§ Your task: Only the lines from the start of the data through the line with "import * as" belong in the copy. Restate them word for word, minus the pictures.

§ Stored data:
[Start]
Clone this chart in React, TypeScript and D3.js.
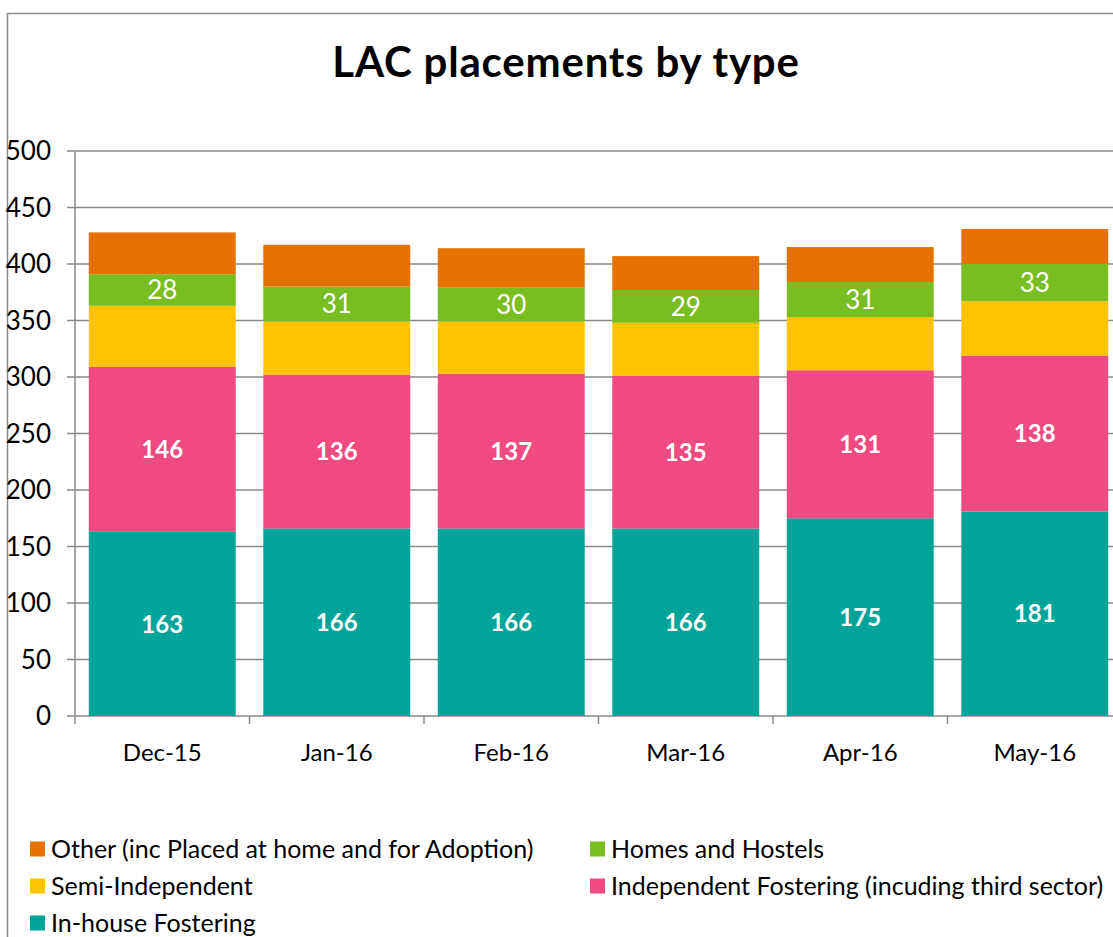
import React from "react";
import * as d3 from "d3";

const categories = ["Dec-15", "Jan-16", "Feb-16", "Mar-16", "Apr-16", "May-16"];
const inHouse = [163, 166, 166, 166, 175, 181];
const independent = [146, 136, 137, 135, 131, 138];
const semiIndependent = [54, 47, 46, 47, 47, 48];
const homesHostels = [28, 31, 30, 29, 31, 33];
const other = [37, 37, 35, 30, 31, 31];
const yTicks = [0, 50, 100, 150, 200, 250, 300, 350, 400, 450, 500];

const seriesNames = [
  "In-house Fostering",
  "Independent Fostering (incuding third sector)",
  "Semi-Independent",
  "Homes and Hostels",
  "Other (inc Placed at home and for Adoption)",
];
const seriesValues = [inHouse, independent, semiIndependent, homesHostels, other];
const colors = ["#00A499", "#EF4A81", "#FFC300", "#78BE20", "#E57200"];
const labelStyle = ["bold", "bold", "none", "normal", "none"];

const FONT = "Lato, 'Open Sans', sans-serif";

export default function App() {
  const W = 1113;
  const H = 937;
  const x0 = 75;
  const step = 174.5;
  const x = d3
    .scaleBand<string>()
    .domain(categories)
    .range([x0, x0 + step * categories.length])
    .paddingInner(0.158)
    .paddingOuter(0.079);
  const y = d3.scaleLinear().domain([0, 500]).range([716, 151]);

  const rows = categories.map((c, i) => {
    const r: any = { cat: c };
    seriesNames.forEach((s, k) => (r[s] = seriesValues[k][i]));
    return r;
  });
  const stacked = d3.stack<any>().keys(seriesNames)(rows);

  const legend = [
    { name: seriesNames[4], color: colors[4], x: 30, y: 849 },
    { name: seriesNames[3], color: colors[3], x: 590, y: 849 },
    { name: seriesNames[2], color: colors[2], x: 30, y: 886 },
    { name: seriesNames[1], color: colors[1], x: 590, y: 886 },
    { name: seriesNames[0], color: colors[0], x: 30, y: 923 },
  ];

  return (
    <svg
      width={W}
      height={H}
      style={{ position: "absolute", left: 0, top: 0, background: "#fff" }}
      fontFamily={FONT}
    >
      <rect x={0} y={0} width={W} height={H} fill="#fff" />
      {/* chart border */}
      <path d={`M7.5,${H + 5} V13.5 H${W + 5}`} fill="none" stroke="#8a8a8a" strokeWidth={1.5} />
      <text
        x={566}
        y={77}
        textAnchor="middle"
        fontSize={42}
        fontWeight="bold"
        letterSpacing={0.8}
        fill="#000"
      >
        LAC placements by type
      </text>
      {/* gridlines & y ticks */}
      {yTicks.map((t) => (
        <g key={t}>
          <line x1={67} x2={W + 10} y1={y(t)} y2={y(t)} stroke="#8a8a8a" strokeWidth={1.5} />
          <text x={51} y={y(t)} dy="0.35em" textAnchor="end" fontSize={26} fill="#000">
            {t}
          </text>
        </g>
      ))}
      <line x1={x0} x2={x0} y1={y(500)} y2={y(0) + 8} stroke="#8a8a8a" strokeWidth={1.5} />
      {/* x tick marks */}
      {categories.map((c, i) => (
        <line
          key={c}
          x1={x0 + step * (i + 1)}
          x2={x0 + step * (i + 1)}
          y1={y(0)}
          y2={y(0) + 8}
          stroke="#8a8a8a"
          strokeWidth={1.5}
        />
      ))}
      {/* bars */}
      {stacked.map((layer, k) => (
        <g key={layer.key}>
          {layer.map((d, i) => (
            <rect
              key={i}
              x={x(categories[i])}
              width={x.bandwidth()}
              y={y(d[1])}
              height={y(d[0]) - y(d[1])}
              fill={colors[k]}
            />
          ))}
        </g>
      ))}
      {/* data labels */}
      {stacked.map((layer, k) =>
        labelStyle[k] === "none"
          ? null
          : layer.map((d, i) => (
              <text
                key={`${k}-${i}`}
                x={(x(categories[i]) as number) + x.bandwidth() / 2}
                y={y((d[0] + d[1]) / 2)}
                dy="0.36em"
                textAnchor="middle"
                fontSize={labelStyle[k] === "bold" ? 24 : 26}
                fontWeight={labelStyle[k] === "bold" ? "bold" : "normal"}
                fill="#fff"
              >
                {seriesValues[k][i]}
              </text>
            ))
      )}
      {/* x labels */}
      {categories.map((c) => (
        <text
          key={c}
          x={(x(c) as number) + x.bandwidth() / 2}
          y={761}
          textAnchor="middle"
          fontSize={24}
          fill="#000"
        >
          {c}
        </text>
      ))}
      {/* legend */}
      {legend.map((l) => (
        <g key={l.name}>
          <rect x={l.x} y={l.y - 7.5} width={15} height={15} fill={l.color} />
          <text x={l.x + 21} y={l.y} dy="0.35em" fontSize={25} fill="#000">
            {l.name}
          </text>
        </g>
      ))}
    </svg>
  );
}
[End]
§ Task result:
Clone this chart in React, TypeScript and D3.js.
import React from "react";
import * as d3 from "d3";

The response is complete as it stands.